If there are no circumstances established by the court regarding the conclusion of an employment agreement (contract) with the director, the provisions of labour legislation, in particular Article 38 of the Labour Code of Ukraine, which regulates the procedure for terminating an employment agreement concluded for an indefinite period of time at the initiative of the employee, are not applicable.

In this case, the director of a limited liability company filed a lawsuit against the company and the state registrar seeking recognition of his voluntary dismissal from the position of director of the limited liability company pursuant to Article 38 of the Labour Code of Ukraine and the obligation of the limited liability company to change the director and submit an application for state registration of changes in the information on the legal entity contained in the Unified State Register.

The court of first instance dismissed the claim in its entirety. Instead, the court of appeal overturned the decision of the first instance court and issued a new decision partially satisfying the claim, in particular by recognising the plaintiff as a voluntarily dismissed director of the company under Article 38 of the Labour Code of Ukraine.

The Grand Chamber of the Supreme Court held that the courts had not established the circumstances of the conclusion of an employment agreement (contract) with the plaintiff in the manner prescribed by part 12 of Article 39 of the Law of Ukraine "On Limited Liability Companies and Additional Liability Companies". The participants in the case did not allege the existence of such circumstances and did not refer to the failure of the courts to investigate evidence that might confirm this.
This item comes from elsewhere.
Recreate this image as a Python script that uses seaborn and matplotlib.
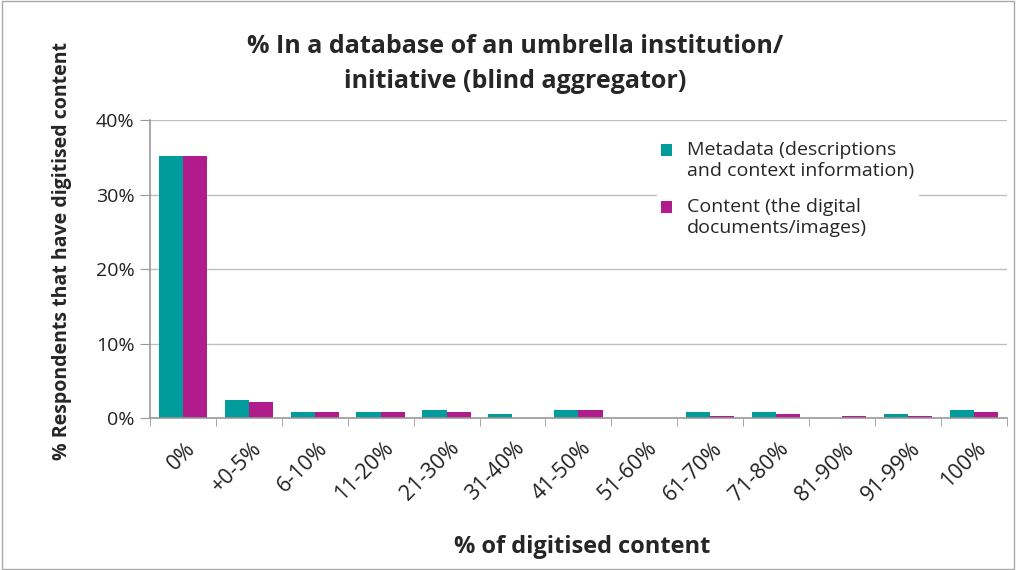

Therefore, since the limited liability company did not enter into an employment agreement (contract) with the plaintiff, the Grand Chamber of the Supreme Court concluded that there was no dispute between them regarding the termination of such a transaction. Therefore, the conclusions of the courts of previous instances and the arguments of the parties to this case on the need to apply the provisions of the Labour Code of Ukraine, in particular Article 38 of this Code, in the disputed legal relations are incorrect.

At the same time, according to the circumstances established in this case, on 11 October 2019 the director sent applications to the shareholders of the limited liability company, in which he asked to remove him from this position and to convene a general meeting by 24 October 2019 to appoint a new director of the company, which does not comply with the provisions of part 3 of Article 32 of the Law of Ukraine "On Limited Liability Companies and Additional Liability Companies" and clause 8.6.4 of the company's articles of association, which stipulate that the shareholders of the company must be notified of the general meeting at least 30 days before the scheduled date.

In this regard, the Grand Chamber of the Supreme Court considers that the director's claim is not subject to satisfaction, since his failure to comply with the procedure for convening the general meeting of the limited liability company on his own initiative, as provided for by the law and the company's articles of association, does not give rise to the conclusion that the plaintiff's rights have been violated by depriving him of the possibility of terminating his powers as director of the company for reasons beyond his control.